- What to work on
Go through the data below. List every line that holds the word "React".

------------

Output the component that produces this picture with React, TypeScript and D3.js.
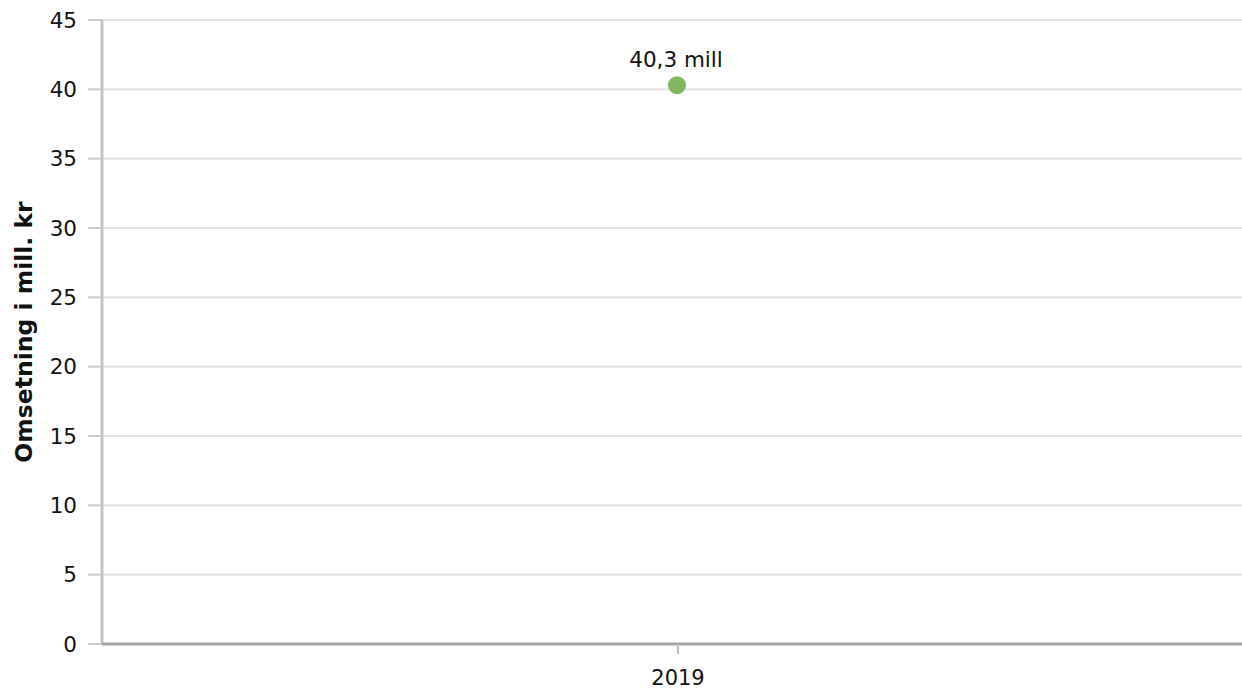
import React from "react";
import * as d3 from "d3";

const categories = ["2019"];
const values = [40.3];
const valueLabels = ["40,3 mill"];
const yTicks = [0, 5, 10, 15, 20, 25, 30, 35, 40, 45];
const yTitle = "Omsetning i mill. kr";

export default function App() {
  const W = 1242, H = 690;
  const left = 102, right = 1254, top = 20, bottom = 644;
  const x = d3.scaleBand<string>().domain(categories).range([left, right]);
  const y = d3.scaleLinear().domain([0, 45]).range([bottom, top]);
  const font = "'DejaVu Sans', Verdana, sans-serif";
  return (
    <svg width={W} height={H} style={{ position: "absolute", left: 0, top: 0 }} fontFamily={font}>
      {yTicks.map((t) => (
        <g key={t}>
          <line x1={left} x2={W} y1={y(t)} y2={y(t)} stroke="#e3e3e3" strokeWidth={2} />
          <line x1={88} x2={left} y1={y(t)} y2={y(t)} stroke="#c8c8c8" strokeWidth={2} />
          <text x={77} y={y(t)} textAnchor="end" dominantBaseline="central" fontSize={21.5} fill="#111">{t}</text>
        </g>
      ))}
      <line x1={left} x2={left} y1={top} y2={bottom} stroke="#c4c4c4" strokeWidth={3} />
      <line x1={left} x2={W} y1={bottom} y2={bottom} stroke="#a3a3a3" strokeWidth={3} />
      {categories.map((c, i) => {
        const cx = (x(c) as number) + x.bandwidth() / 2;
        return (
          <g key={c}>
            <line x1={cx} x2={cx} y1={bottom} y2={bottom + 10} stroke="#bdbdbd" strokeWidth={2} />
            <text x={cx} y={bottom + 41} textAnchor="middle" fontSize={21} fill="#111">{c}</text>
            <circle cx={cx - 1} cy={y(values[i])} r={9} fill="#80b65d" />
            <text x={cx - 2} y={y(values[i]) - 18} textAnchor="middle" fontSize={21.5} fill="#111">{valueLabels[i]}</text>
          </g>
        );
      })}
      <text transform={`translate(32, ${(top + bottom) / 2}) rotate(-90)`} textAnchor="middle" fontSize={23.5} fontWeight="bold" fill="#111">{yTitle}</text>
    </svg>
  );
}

------------

- Expected answer
Output the component that produces this picture with React, TypeScript and D3.js.
import React from "react";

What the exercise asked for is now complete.